For the singles class it was a relatively long trek from Dulin to the sanctuary, much like Calvary college students’ walk from the current student center today! Dulin and Taylor Houses were a real blessing at the time because they came with desperately-needed parking spaces. Because of the lack of on-site parking, every Sunday morning six buses made continuous runs transporting people from remote parking lots at Western Plaza and the UT Agricultural Campus.  


To create new parking, Calvary was able to purchase three houses and a vacant lot on the opposite side of Kingston Pike. And in the summer of 1988 we began grading new parking lots behind those houses and burrowing a tunnel under Kingston Pike to connect the south and north campuses. The tunnel was completed in 1991, leading to 200 new parking spaces -- a truly creative solution to our parking issues!

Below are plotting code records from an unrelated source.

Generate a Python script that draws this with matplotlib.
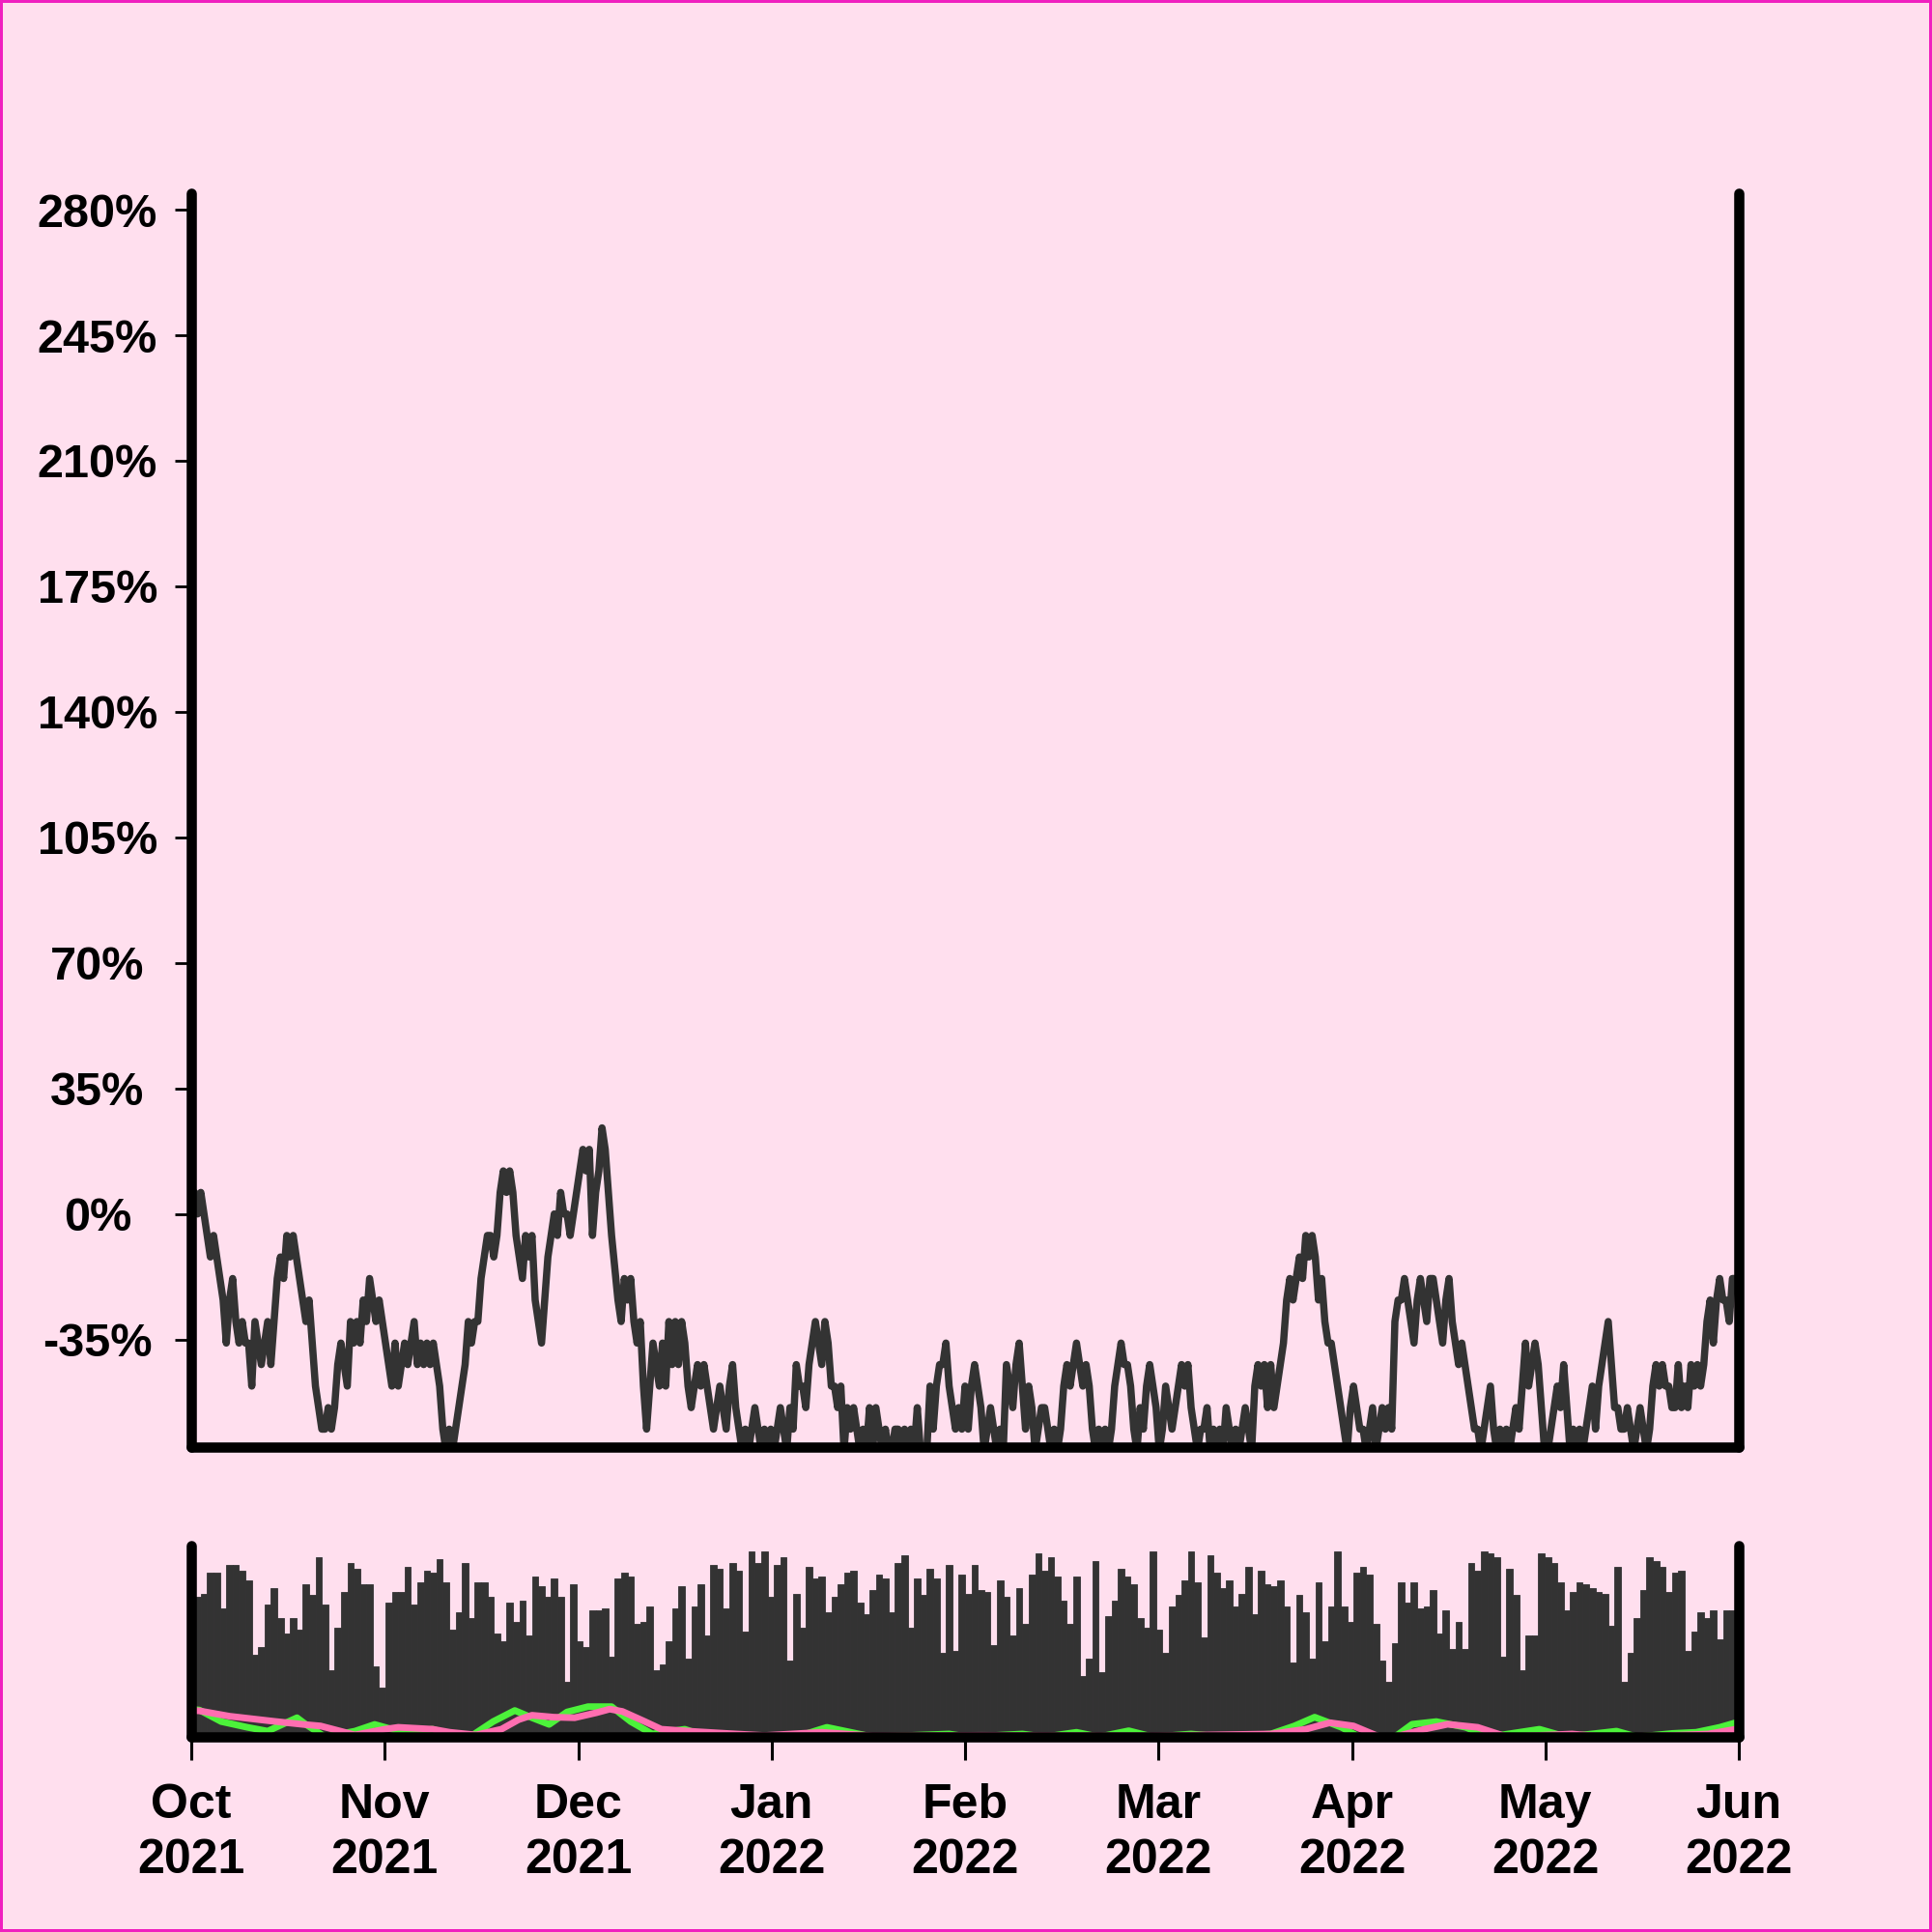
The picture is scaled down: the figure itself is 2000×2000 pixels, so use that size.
import matplotlib
matplotlib.use("Agg")
import matplotlib.pyplot as plt
import numpy as np

plt.rcParams['font.family'] = ['Liberation Sans', 'DejaVu Sans']
plt.rcParams['font.weight'] = 'bold'

BG = '#ffdfee'
INK = '#333333'

# % change, two readings per day (start of day, midday)
price_pct = [
    (0, 6), (0, 6), (0, -6), (-12, -6), (-12, -18), (-24, -36), (-24, -18), (-30, -36), (-30, -36), (-36, -48),
    (-30, -36), (-42, -36), (-30, -42), (-30, -18), (-12, -18), (-6, -12), (-6, -12), (-18, -24), (-30, -24), (-36, -48),
    (-54, -60), (-60, -54), (-60, -54), (-42, -36), (-42, -48), (-30, -36), (-30, -36), (-24, -30), (-18, -24), (-30, -24),
    (-30, -36), (-42, -48), (-36, -48), (-42, -36), (-42, -36), (-30, -42), (-36, -42), (-36, -42), (-36, -42), (-48, -60),
    (-66, -60), (-66, -60), (-54, -48), (-42, -30), (-36, -30), (-30, -18), (-12, -6), (-6, -12), (-6, 6), (12, 6),
    (12, 6), (-6, -12), (-18, -6), (-12, -6), (-24, -30), (-36, -24), (-12, -6), (0, -6), (6, 0), (0, -6),
    (0, 6), (12, 18), (12, 18), (-6, 6), (12, 24), (18, 6), (-6, -15), (-24, -30), (-18, -24), (-18, -30),
    (-36, -30), (-48, -60), (-48, -36), (-42, -48), (-36, -48), (-30, -42), (-30, -42), (-30, -36), (-48, -54), (-48, -42),
    (-48, -42), (-48, -54), (-60, -54), (-48, -54), (-60, -48), (-42, -54), (-60, -66), (-60, -66), (-60, -54), (-60, -66),
    (-60, -66), (-60, -66), (-60, -54), (-60, -66), (-54, -60), (-42, -48), (-48, -54), (-42, -36), (-30, -36), (-42, -30),
    (-36, -48), (-48, -54), (-48, -66), (-54, -60), (-54, -60), (-66, -60), (-66, -54), (-66, -54), (-60, -66), (-60, -66),
    (-66, -60), (-60, -66), (-60, -66), (-60, -66), (-54, -66), (-66, -66), (-48, -60), (-48, -42), (-42, -36), (-48, -54),
    (-60, -54), (-60, -48), (-60, -48), (-42, -48), (-54, -66), (-60, -54), (-60, -66), (-60, -66), (-42, -48), (-54, -42),
    (-36, -48), (-60, -48), (-54, -66), (-60, -54), (-54, -60), (-66, -60), (-66, -60), (-48, -42), (-48, -42), (-36, -42),
    (-48, -42), (-48, -60), (-66, -60), (-66, -60), (-66, -60), (-48, -42), (-36, -42), (-42, -48), (-60, -66), (-54, -60),
    (-48, -42), (-48, -54), (-66, -60), (-48, -54), (-60, -54), (-48, -42), (-48, -42), (-54, -60), (-66, -60), (-60, -54),
    (-66, -60), (-66, -60), (-66, -54), (-60, -66), (-60, -66), (-60, -54), (-60, -66), (-48, -42), (-48, -42), (-54, -42),
    (-54, -48), (-42, -36), (-24, -18), (-24, -18), (-12, -18), (-6, -12), (-6, -12), (-24, -18), (-30, -36), (-36, -42),
    (-48, -54), (-60, -66), (-54, -48), (-54, -60), (-60, -66), (-60, -54), (-66, -60), (-54, -60), (-54, -60), (-30, -24),
    (-24, -18), (-24, -30), (-36, -24), (-18, -24), (-30, -18), (-18, -24), (-30, -36), (-24, -18), (-30, -36), (-42, -36),
    (-42, -48), (-54, -60), (-60, -66), (-60, -54), (-48, -60), (-66, -60), (-66, -60), (-66, -60), (-54, -60), (-48, -36),
    (-48, -42), (-36, -42), (-54, -66), (-66, -60), (-54, -48), (-54, -42), (-54, -66), (-60, -66), (-60, -66), (-60, -54),
    (-48, -60), (-48, -42), (-36, -30), (-42, -54), (-54, -60), (-60, -54), (-60, -66), (-60, -54), (-60, -66), (-60, -48),
    (-42, -48), (-42, -48), (-48, -54), (-54, -42), (-54, -48), (-54, -42), (-48, -42), (-48, -42), (-30, -24), (-36, -24),
    (-18, -24), (-24, -30), (-18, -18),
]

volume = [
    72, 73, 75, 86, 86, 67, 90, 90, 87, 82,
    43, 47, 69, 78, 62, 54, 62, 56, 80, 74,
    94, 69, 35, 57, 76, 91, 88, 80, 80, 37,
    26, 70, 76, 76, 89, 69, 81, 87, 86, 93,
    81, 56, 65, 91, 62, 81, 81, 73, 54, 50,
    70, 60, 71, 53, 84, 79, 73, 83, 73, 29,
    80, 50, 47, 66, 66, 67, 42, 83, 86, 84,
    59, 60, 68, 35, 38, 50, 67, 79, 41, 68,
    80, 53, 90, 88, 67, 91, 87, 55, 97, 91,
    97, 73, 90, 94, 40, 75, 57, 89, 83,
    84, 65, 73, 80, 86, 87, 70, 64, 77, 85,
    83, 65, 91, 95, 57, 83, 74, 88, 83, 44,
    90, 45, 85, 75, 90, 77, 76, 48, 82, 73,
    53, 78, 59, 85, 96, 87, 94, 84, 71, 59,
    84, 32, 41, 92, 34, 63, 71, 88, 84, 80,
    62, 57, 97, 56, 44, 68, 74, 82, 97, 81,
    52, 95, 86, 78, 82, 68, 75, 89, 64, 87,
    80, 79, 82, 68, 39, 74, 65, 41, 81, 50,
    68, 97, 68, 60, 86, 89, 85, 59, 40, 29,
    49, 81, 70, 81, 67, 68, 77, 54, 66, 46,
    60, 46, 91, 87, 97, 96, 94, 42, 88, 74,
    35, 53, 53, 96, 94, 91, 81, 66, 76, 81,
    80, 78, 76, 75, 58, 89, 29, 44, 62, 77,
    94, 92, 89, 76, 86, 87, 45, 55, 65, 62,
    66, 51, 66, 66,
]

fast_x = [0, 1.3, 4.7, 8.8, 12, 16.6, 18, 21, 25.7, 28.8, 33.2, 37.9, 40.6, 44, 47.4, 50.8,
          53.5, 56.2, 59, 62.3, 66, 69, 72.4, 77.5, 80.5, 85, 95, 99.8, 107, 119, 122,
          130.5, 134, 139, 142.5, 147.2, 151, 157, 162, 169.5, 173.2, 176.4, 180.6, 183.4,
          189, 191.7, 195.5, 200.1, 203.8, 211.7, 215.9, 223.8, 227, 232.6, 236.3, 240, 242.5]
fast_y = [14.5, 14, 8, 5, 3, 10, 6.5, 0, 3, 6.5, 2.4, 4, 1.5, 0.5, 8, 13.8,
          10, 6.5, 13, 15.8, 15.8, 8, 1.5, 4, 0.7, 0, 0, 5, 0, 1.5, 0,
          1.5, 0, 2.4, 0, 3.2, 0, 1.5, 0, 1.5, 5.7, 10.3, 5, 0,
          0, 6.6, 8, 5, 0, 4, 0, 3, 0, 1.8, 2.4, 5, 7.4]

slow_x = [0, 1.3, 6, 12.8, 17.6, 20.3, 25.7, 30.4, 32.5, 37.9, 40.6, 44.7, 48.7, 51.4,
          53.5, 56.9, 60.2, 63.6, 65.7, 67.7, 71.1, 73.8, 78.5, 84, 90, 99, 107, 124, 150,
          169.5, 175, 178.8, 182.5, 186.6, 189, 193.6, 197.3, 202, 206.6, 216.8, 222,
          230.8, 238.2, 242.5]
slow_y = [13.8, 13.6, 10.8, 8.2, 6.5, 5.7, 1, 4, 5, 4, 2.4, 1, 4, 9,
          11.3, 10.3, 10, 12.6, 14.5, 13.3, 8.2, 4, 2.9, 1.8, 0.7, 2.4, 0.5, 0.8, 0.5,
          1.5, 4, 7.4, 5.7, 0, 0, 4, 6.6, 5, 0, 1.5, 0,
          0.5, 1.5, 4]

month_labels = ['Oct\n2021', 'Nov\n2021', 'Dec\n2021', 'Jan\n2022', 'Feb\n2022',
                'Mar\n2022', 'Apr\n2022', 'May\n2022', 'Jun\n2022']
y_ticks = [-35, 0, 35, 70, 105, 140, 175, 210, 245, 280]

n = len(price_pct)
xs = (np.arange(n)[:, None] + np.array([0.0, 0.5])).ravel()
ys = np.array(price_pct, dtype=float).ravel()
x_end = 243


def style(a):
    a.set_facecolor(BG)
    a.spines['top'].set_visible(False)
    for s in ('left', 'right', 'bottom'):
        a.spines[s].set_linewidth(3.8)
        a.spines[s].set_color('black')
        a.spines[s].set_capstyle('round')
        a.spines[s].set_joinstyle('round')
    a.set_xlim(0, x_end)


fig = plt.figure(figsize=(10, 10), dpi=200, facecolor=BG, edgecolor='#f01fbf', linewidth=1.5)

ax = fig.add_axes([0.099, 0.251, 0.801, 0.649])
style(ax)
ax.plot(xs, ys, color=INK, lw=2.7, solid_joinstyle='round', solid_capstyle='round')
ax.set_ylim(-65, 284.6)
ax.set_yticks(y_ticks)
ax.set_yticklabels(['%d%%' % v for v in y_ticks])
ax.set_xticks([])
ax.tick_params(axis='y', length=6, width=1.0, pad=29, labelsize=17.5, colors='black')
for lbl in ax.get_yticklabels():
    lbl.set_ha('center')

ax_v = fig.add_axes([0.099, 0.101, 0.801, 0.099])
style(ax_v)
ax_v.bar(np.arange(len(volume)), volume, width=1.0, color=INK, edgecolor=INK, linewidth=0.3)
ax_v.plot(fast_x, fast_y, color='#4cf23a', lw=2.5, solid_joinstyle='round')
ax_v.plot(slow_x, slow_y, color='#ff6eb0', lw=2.5, solid_joinstyle='round')
ax_v.set_ylim(0, 100)
ax_v.set_yticks([])
ax_v.set_xticks(np.linspace(0, x_end, 9))
ax_v.set_xticklabels(month_labels, linespacing=1.3)
ax_v.tick_params(axis='x', length=8.8, width=1.1, pad=8.5, labelsize=18, colors='black')

fig.savefig('out.png', dpi=200, facecolor=BG, edgecolor=fig.get_edgecolor())
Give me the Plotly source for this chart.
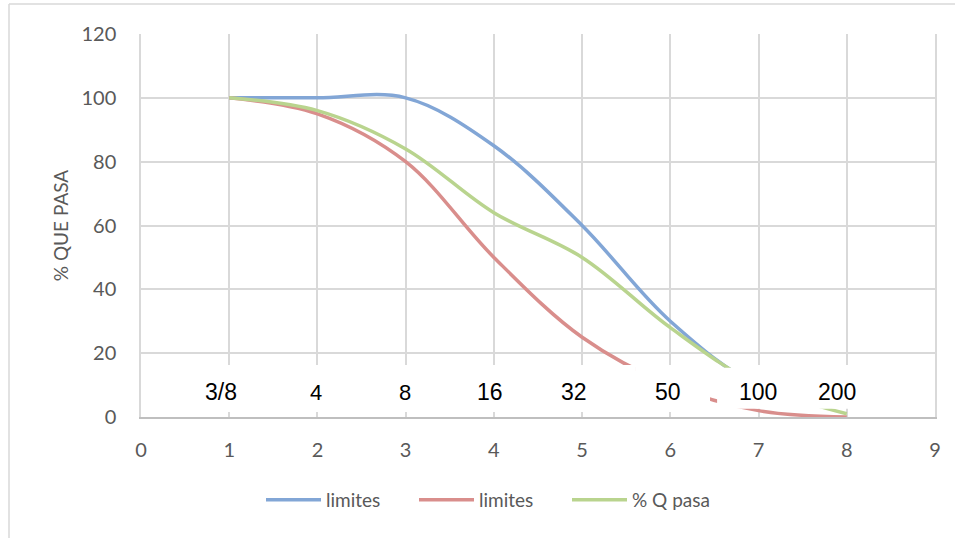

New educational space was also added to the south campus in what previously was unused courtyard space. A few years later, Calvary further expanded the north campus by purchasing the current Student Center and Fellowship House buildings from the Unitarian Church, which relocated elsewhere on Kingston Pike. Today, God has blessed Calvary with six buildings and seventeen acres located along both sides of Kingston Pike.

looking forward

Calvary’s history is so much more than buildings and tunnels and other material milestones. Calvary’s real and enduring history is about people and worship and service to God. So much has been left out of this abbreviated history – so many names of pastors and deacons and teachers and members who have served faithfully over the years. So many ministry outreaches to neighborhood, city, country and world! So many people who have come to a saving knowledge of the Lord Jesus Christ! So many children who have grown up at Calvary! So many who have matured in the faith here! So many who have sent and supported missionaries – and gone to the mission field themselves! So many who have been called into ministry while at Calvary and been recommended for seminary by Calvary! And legions of students who have grown, served, made friends and even met their spouses here. They are Calvary’s true history - Calvary’s legacy in the faith! And Calvary’s future as well.